■ **Collected material**:
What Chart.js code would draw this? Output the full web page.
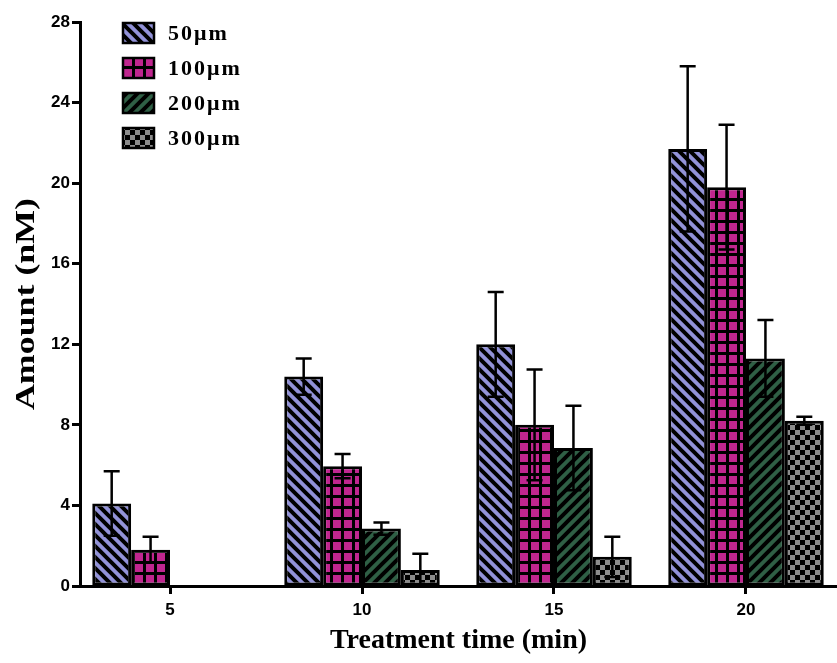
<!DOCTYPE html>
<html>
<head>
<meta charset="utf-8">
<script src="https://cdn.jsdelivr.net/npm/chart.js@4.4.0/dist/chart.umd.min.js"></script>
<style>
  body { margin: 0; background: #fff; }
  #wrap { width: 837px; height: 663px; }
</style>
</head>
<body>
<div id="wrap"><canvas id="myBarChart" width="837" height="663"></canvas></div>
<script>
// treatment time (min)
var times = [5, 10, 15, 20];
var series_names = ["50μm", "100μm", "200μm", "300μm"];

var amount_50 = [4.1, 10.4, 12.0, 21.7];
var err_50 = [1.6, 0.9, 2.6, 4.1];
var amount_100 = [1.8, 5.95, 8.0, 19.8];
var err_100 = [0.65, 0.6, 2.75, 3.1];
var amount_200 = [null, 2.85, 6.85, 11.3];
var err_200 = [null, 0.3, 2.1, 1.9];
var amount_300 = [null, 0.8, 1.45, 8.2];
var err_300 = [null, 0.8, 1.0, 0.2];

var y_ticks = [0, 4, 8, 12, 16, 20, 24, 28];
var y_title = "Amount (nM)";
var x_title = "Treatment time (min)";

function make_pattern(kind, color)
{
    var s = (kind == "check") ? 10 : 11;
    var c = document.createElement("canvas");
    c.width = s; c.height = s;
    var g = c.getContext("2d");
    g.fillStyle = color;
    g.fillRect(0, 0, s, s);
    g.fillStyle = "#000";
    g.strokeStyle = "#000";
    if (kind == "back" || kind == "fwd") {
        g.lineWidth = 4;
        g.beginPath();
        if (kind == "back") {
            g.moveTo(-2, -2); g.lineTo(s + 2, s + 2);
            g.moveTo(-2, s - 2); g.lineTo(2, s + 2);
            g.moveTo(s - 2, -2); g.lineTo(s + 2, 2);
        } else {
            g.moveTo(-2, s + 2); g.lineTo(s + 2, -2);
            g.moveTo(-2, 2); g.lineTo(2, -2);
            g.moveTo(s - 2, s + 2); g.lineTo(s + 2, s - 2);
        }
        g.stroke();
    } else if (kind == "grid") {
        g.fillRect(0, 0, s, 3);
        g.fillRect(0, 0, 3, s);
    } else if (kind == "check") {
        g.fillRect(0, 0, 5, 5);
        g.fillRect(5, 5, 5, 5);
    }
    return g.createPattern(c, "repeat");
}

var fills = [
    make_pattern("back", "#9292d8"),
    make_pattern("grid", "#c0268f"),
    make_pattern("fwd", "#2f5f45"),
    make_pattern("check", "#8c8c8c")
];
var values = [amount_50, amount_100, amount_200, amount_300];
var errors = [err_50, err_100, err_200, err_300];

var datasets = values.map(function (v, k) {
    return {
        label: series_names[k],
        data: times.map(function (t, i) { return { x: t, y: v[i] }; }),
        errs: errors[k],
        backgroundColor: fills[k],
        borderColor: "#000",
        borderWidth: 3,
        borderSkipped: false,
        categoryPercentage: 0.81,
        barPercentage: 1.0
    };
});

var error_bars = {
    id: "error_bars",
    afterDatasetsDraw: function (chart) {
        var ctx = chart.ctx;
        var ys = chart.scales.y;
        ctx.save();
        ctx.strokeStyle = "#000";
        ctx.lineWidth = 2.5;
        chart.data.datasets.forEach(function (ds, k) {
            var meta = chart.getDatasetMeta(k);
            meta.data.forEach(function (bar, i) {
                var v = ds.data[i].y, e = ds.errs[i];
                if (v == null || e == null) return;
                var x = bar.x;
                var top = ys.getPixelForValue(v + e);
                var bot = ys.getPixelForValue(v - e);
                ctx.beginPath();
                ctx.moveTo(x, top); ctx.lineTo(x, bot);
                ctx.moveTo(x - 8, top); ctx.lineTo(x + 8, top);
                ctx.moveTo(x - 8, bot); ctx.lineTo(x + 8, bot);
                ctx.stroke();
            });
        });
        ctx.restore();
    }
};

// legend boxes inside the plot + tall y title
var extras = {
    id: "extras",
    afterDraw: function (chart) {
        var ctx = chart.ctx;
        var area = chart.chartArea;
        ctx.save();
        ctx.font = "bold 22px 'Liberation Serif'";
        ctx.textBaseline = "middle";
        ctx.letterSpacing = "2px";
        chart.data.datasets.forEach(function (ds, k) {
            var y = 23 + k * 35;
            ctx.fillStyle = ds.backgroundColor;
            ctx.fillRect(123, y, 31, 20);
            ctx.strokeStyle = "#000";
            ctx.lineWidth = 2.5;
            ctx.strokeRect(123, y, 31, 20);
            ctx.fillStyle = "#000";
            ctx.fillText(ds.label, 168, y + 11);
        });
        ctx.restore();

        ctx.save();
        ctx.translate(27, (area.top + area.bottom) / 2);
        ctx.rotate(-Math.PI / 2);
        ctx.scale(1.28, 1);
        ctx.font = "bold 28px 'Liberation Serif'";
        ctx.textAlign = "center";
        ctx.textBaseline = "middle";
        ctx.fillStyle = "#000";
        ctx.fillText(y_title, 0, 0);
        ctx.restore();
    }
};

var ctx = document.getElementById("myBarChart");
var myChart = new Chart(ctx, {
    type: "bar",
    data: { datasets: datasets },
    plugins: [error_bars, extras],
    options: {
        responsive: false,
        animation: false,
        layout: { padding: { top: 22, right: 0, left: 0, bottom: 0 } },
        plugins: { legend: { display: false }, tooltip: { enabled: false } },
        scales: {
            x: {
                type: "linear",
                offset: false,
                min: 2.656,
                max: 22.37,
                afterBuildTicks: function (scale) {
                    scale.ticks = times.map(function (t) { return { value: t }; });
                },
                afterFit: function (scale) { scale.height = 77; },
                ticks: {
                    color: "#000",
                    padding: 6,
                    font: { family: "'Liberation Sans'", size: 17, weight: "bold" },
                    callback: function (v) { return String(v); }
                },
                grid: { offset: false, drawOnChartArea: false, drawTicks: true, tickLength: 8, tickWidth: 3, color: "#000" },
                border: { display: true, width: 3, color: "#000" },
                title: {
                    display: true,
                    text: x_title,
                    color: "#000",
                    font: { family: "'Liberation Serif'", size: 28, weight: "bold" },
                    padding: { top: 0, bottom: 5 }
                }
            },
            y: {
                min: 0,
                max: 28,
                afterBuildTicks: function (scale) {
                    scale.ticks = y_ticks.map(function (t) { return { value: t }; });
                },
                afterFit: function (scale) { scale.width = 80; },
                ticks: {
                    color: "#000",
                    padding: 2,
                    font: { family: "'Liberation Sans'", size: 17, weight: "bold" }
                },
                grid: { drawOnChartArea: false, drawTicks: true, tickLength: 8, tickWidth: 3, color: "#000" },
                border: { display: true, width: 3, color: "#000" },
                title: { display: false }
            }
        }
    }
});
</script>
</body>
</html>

■ **The request**:
Quote the data exactly, leaving every image out of the copy.

■ **Completed exercise**:
What Chart.js code would draw this? Output the full web page.
<!DOCTYPE html>
<html>
<head>
<meta charset="utf-8">
<script src="https://cdn.jsdelivr.net/npm/chart.js@4.4.0/dist/chart.umd.min.js"></script>
<style>
  body { margin: 0; background: #fff; }
  #wrap { width: 837px; height: 663px; }
</style>
</head>
<body>
<div id="wrap"><canvas id="myBarChart" width="837" height="663"></canvas></div>
<script>
// treatment time (min)
var times = [5, 10, 15, 20];
var series_names = ["50μm", "100μm", "200μm", "300μm"];

var amount_50 = [4.1, 10.4, 12.0, 21.7];
var err_50 = [1.6, 0.9, 2.6, 4.1];
var amount_100 = [1.8, 5.95, 8.0, 19.8];
var err_100 = [0.65, 0.6, 2.75, 3.1];
var amount_200 = [null, 2.85, 6.85, 11.3];
var err_200 = [null, 0.3, 2.1, 1.9];
var amount_300 = [null, 0.8, 1.45, 8.2];
var err_300 = [null, 0.8, 1.0, 0.2];

var y_ticks = [0, 4, 8, 12, 16, 20, 24, 28];
var y_title = "Amount (nM)";
var x_title = "Treatment time (min)";

function make_pattern(kind, color)
{
    var s = (kind == "check") ? 10 : 11;
    var c = document.createElement("canvas");
    c.width = s; c.height = s;
    var g = c.getContext("2d");
    g.fillStyle = color;
    g.fillRect(0, 0, s, s);
    g.fillStyle = "#000";
    g.strokeStyle = "#000";
    if (kind == "back" || kind == "fwd") {
        g.lineWidth = 4;
        g.beginPath();
        if (kind == "back") {
            g.moveTo(-2, -2); g.lineTo(s + 2, s + 2);
            g.moveTo(-2, s - 2); g.lineTo(2, s + 2);
            g.moveTo(s - 2, -2); g.lineTo(s + 2, 2);
        } else {
            g.moveTo(-2, s + 2); g.lineTo(s + 2, -2);
            g.moveTo(-2, 2); g.lineTo(2, -2);
            g.moveTo(s - 2, s + 2); g.lineTo(s + 2, s - 2);
        }
        g.stroke();
    } else if (kind == "grid") {
        g.fillRect(0, 0, s, 3);
        g.fillRect(0, 0, 3, s);
    } else if (kind == "check") {
        g.fillRect(0, 0, 5, 5);
        g.fillRect(5, 5, 5, 5);
    }
    return g.createPattern(c, "repeat");
}

var fills = [
    make_pattern("back", "#9292d8"),
    make_pattern("grid", "#c0268f"),
    make_pattern("fwd", "#2f5f45"),
    make_pattern("check", "#8c8c8c")
];
var values = [amount_50, amount_100, amount_200, amount_300];
var errors = [err_50, err_100, err_200, err_300];

var datasets = values.map(function (v, k) {
    return {
        label: series_names[k],
        data: times.map(function (t, i) { return { x: t, y: v[i] }; }),
        errs: errors[k],
        backgroundColor: fills[k],
        borderColor: "#000",
        borderWidth: 3,
        borderSkipped: false,
        categoryPercentage: 0.81,
        barPercentage: 1.0
    };
});

var error_bars = {
    id: "error_bars",
    afterDatasetsDraw: function (chart) {
        var ctx = chart.ctx;
        var ys = chart.scales.y;
        ctx.save();
        ctx.strokeStyle = "#000";
        ctx.lineWidth = 2.5;
        chart.data.datasets.forEach(function (ds, k) {
            var meta = chart.getDatasetMeta(k);
            meta.data.forEach(function (bar, i) {
                var v = ds.data[i].y, e = ds.errs[i];
                if (v == null || e == null) return;
                var x = bar.x;
                var top = ys.getPixelForValue(v + e);
                var bot = ys.getPixelForValue(v - e);
                ctx.beginPath();
                ctx.moveTo(x, top); ctx.lineTo(x, bot);
                ctx.moveTo(x - 8, top); ctx.lineTo(x + 8, top);
                ctx.moveTo(x - 8, bot); ctx.lineTo(x + 8, bot);
                ctx.stroke();
            });
        });
        ctx.restore();
    }
};

// legend boxes inside the plot + tall y title
var extras = {
    id: "extras",
    afterDraw: function (chart) {
        var ctx = chart.ctx;
        var area = chart.chartArea;
        ctx.save();
        ctx.font = "bold 22px 'Liberation Serif'";
        ctx.textBaseline = "middle";
        ctx.letterSpacing = "2px";
        chart.data.datasets.forEach(function (ds, k) {
            var y = 23 + k * 35;
            ctx.fillStyle = ds.backgroundColor;
            ctx.fillRect(123, y, 31, 20);
            ctx.strokeStyle = "#000";
            ctx.lineWidth = 2.5;
            ctx.strokeRect(123, y, 31, 20);
            ctx.fillStyle = "#000";
            ctx.fillText(ds.label, 168, y + 11);
        });
        ctx.restore();

        ctx.save();
        ctx.translate(27, (area.top + area.bottom) / 2);
        ctx.rotate(-Math.PI / 2);
        ctx.scale(1.28, 1);
        ctx.font = "bold 28px 'Liberation Serif'";
        ctx.textAlign = "center";
        ctx.textBaseline = "middle";
        ctx.fillStyle = "#000";
        ctx.fillText(y_title, 0, 0);
        ctx.restore();
    }
};

var ctx = document.getElementById("myBarChart");
var myChart = new Chart(ctx, {
    type: "bar",
    data: { datasets: datasets },
    plugins: [error_bars, extras],
    options: {
        responsive: false,
        animation: false,
        layout: { padding: { top: 22, right: 0, left: 0, bottom: 0 } },
        plugins: { legend: { display: false }, tooltip: { enabled: false } },
        scales: {
            x: {
                type: "linear",
                offset: false,
                min: 2.656,
                max: 22.37,
                afterBuildTicks: function (scale) {
                    scale.ticks = times.map(function (t) { return { value: t }; });
                },
                afterFit: function (scale) { scale.height = 77; },
                ticks: {
                    color: "#000",
                    padding: 6,
                    font: { family: "'Liberation Sans'", size: 17, weight: "bold" },
                    callback: function (v) { return String(v); }
                },
                grid: { offset: false, drawOnChartArea: false, drawTicks: true, tickLength: 8, tickWidth: 3, color: "#000" },
                border: { display: true, width: 3, color: "#000" },
                title: {
                    display: true,
                    text: x_title,
                    color: "#000",
                    font: { family: "'Liberation Serif'", size: 28, weight: "bold" },
                    padding: { top: 0, bottom: 5 }
                }
            },
            y: {
                min: 0,
                max: 28,
                afterBuildTicks: function (scale) {
                    scale.ticks = y_ticks.map(function (t) { return { value: t }; });
                },
                afterFit: function (scale) { scale.width = 80; },
                ticks: {
                    color: "#000",
                    padding: 2,
                    font: { family: "'Liberation Sans'", size: 17, weight: "bold" }
                },
                grid: { drawOnChartArea: false, drawTicks: true, tickLength: 8, tickWidth: 3, color: "#000" },
                border: { display: true, width: 3, color: "#000" },
                title: { display: false }
            }
        }
    }
});
</script>
</body>
</html>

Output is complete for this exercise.